(Foto: EFE)
(Foto: EFE)
Editorial El Comercio

“Las tácticas utilizadas demuestran claramente un patrón con la intención de matar”. Así, en una sola oración, el informe preparado por la Organización de Estados Americanos (OEA) y un grupo de expertos resume cómo han operado las fuerzas de seguridad del régimen de en en los últimos años. Esta semana, la OEA ha presentado la evidencia más detallada de lo que varias organizaciones y ciudadanos se habían atrevido a denunciar anteriormente; que en el país caribeño, bajo la administración del chavismo, se perpetraron crímenes de lesa humanidad.

El texto, además de recabar información sobre los abusos del régimen, concluye que existe fundamento para denunciar a Nicolás Maduro y a diez altos funcionarios ante la Corte Penal Internacional (CPI). Esto último, porque los atropellos contra la población civil no solo se dieron de manera ‘generalizada’ y ‘sistemática’, sino que han sido enterrados por una judicatura politizada e inútil, cuya única finalidad parece ser la de “brindar impunidad a los más altos cargos”.

Los números que dejan las más de 400 páginas del documento son escalofriantes: 8.292 ejecuciones extrajudiciales, 131 manifestantes asesinados, 289 episodios de tortura, 192 de violación y casos de desapariciones forzadas desde el 2014. Todos cometidos de manera sistemática, y todos, además, contra opositores al régimen.

La demencia que ha alcanzado el gobierno de Maduro desborda cualquier frontera. Y, por eso mismo, interpela a toda la región en su conjunto. ¿Qué contemplación cabe, sino, ante una tiranía que se ha mostrado capaz de aplastar a sus propios ciudadanos con tal de perpetuarse en el poder?

América Latina debe dejar la simple condena y sopesar la pertinencia de aplicar acciones más concretas. Primero, porque se ha demorado, y mucho. Recordemos, sino, que la crisis venezolana y el abuso de poder comenzaron con el maestro de Maduro, el fallecido dictador Hugo Chávez. Y segundo, porque a estas alturas pensar que la salida a la crisis de Venezuela es algo que debe competir solo a los venezolanos resulta, francamente, un sofisma.

Porque, ¿qué solución interna cabe esperar de un país donde el ‘diálogo’ se ha convertido en una herramienta estéril (como ha reconocido la propia OEA refiriéndose al naufragio de las mesas de negociación), donde los canales democráticos han sido tapiados (como ocurrió con el proceso revocatorio que el régimen dinamitó groseramente en el 2016) y donde el poder electoral ha perdido la más mínima garantía (como demuestran las evidencias de fraude de los últimos cuatro comicios)?

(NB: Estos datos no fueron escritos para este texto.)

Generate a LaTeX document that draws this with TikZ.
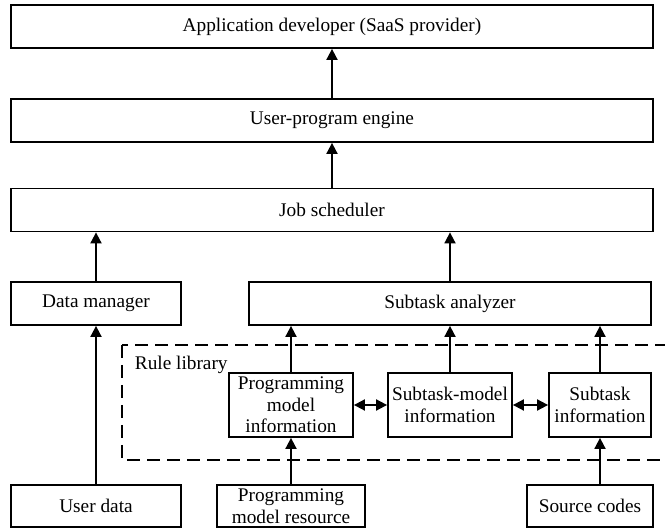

Y aunque es saludable que se contemple la posibilidad de que la CPI pueda juzgar a los altos mandos del chavismo, esta no debe agotar todos los esfuerzos, pues recién se halla en una fase preliminar. Casos como el de Colombia, cuyas pesquisas preliminares se vienen dilatando durante 14 años, evidencian que la prontitud no parece ser el atributo más destacado de la corte.

¿Qué puede hacer la región, entonces, ante el apremio del drama de los venezolanos?

Una posibilidad a considerar es aplicar sanciones individuales contra algunos altos cargos de la administración venezolana, que impliquen la congelación de activos y otras penalidades financieras, como ya vienen haciendo Estados Unidos y Canadá (y, al otro lado del Atlántico, también la Unión Europea). Además de las económicas, existen alternativas diplomáticas que van desde el retiro de embajadores –como hizo el Perú en marzo del año pasado– hasta la expulsión de Venezuela de los organismos supranacionales –como resolvió Mercosur, en agosto último– y su aislamiento total en el continente –como pasó al retirarle la invitación a la Cumbre de las Américas, hace poco–.

Y si bien es cierto que la activación de la Carta Democrática Interamericana de la OEA se blandió durante mucho tiempo como una alternativa potable, la decisión de Maduro de salirse del organismo en el 2017 le resta fuerza a esta posibilidad y limita su aplicación.

A mediados del siglo pasado, un presidente democrático venezolano, Rómulo Betancourt, enarboló la bandera de la democracia continental y concibió la unión de las naciones latinoamericanas como la respuesta más efectiva para aislar y presionar a las tiranías violentas, como la que protagonizaba por ese entonces Rafael Leónidas Trujillo en la República Dominicana. Aquel pensamiento fue bautizado como la ‘doctrina Betancourt’ en recuerdo de su ferviente promotor. Hoy, décadas después, esa misma doctrina requiere de América Latina para salvaguardar la vida de los venezolanos. Y, en especial, del Perú, que adeuda a Venezuela por haber acogido al cónclave de la Unasur que respaldó y reconoció por primera vez a Maduro en abril del 2013.